Cerca también de ese día recuerdo en aquel veterano coche cuando
mi madre sin atreveer tan sólo un poco
la magnitud de su acción, introdujo una cinta de cassete en el reproductor…
Nunca olvidaré aquella canción del 96 que me concedió con el deleite de sus
compases la música, la buena música. Y me otorgó una importante parte de mí,
una parte crítica que considero uno de los mayores obsequios. Me regaló la
libertad. Me enseñó a pensar sin tener que estar acotado.
Rondaba los diez años cuando mi madre quizás indirectamente,
y eso lo hace más grande, me regaló otro don. El de destruir el mundo
implantado y volver a construirlo. Me
enseñó que nada es verdad y que todo está permitido. Me enseñó a ser persona
antes que ser ciudadano. Y aquel doce de septiembre de dos mil cuatro, cucurucho
de helado de fresa en la mano me dijo caminado descansos en la playa al
atardecer “Estos son las cosas que recordarás cuando seas mayor” Y en efecto ese es uno de los más bellos
recuerdos que tengo aguardado en un sitio muy especial en mi ser. Y al que
muchas veces, indirectamente recurro cuando quiero plasmar una estampa bella y
reflexiva.
Legitimizo mis
reflexiones en las elocuentes tardes posteriores a aquel momento. No recuerdo
el día en el que mi madre me regaló mi primera patineta, pero recuerdo el día
en el que tuve la suerte de compartir un helado con ella...
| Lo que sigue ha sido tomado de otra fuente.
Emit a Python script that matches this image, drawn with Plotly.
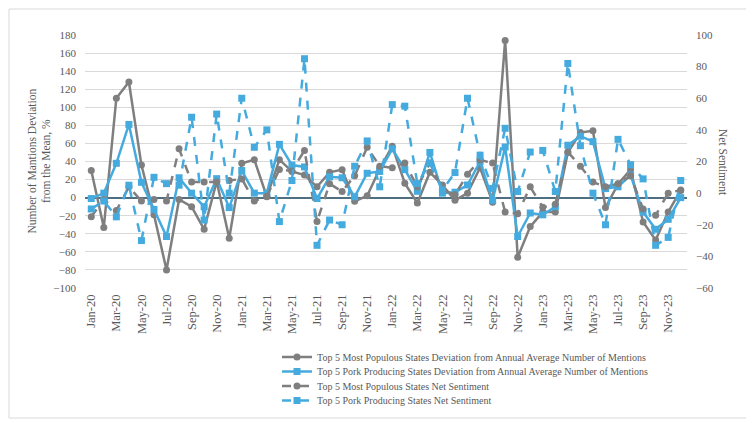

Luego me enseñó a relativizar, cual clase de física se
tratase, cuando me demostró que ser feliz se puede lograr lográndose. Nunca vi
a mi madre abatida, rindiéndose ante cualquier adversidad. Y creerme que podría
haberlo echo… pero no lo hizo, y eso convirtió su filosofía en devenir. Me
enseño a fluir, a golpear, a saber aguantar los golpes y a repartir de nuevo si
las cartas no son buenas.
Me enseñó a ser
persona en libertad, a elegir mi camino libremente cuando tuve criterio para
ello, a respetar al resto y ha respetarme a mi. Me enseño la disciplina
estimulante de la educación. Aquél día mi madre me regaló el don de la
Adecuación.
Pero lo más importante de todo, porque lo demás se sustenta
en ello, lo que hace factible a pesar de las circunstancias todo lo que me
regaló consciente o inconscientemente, es el amor incondicional de la
maternidad.
Me quiso cuando más
lo necesitaba, y aún hoy sigue haciéndolo, e incluso me aventuro a decir que
pase lo que pase lo seguirá haciéndolo.
Como no atreverse con el más intrincado de los trabajos
cuando se trata de pintar una sonrisa en la cara de mis mayores regalos.
Porque más allá de la
incertidumbre de saber si lo ha hecho bien o no, mi madre no ha dudado nunca en
intentarlo y de perseverar si el sino no acompañaba.
Porque grandes
regalos aún están por venir y porque yo tengo la suerte hoy de ser
codestinatario de su sabiduría.
Porque se que muchas
palabras grandilocuentes pueden intentar apelar a la grandeza de sus obsequios
que van desde una sonrisa hasta un “te quiero” pero como ninguna podrá
equiparársele, dejemos de buscar palabras en la academia para ver quién me las
premia cuando este mundo cabe en dos palabras.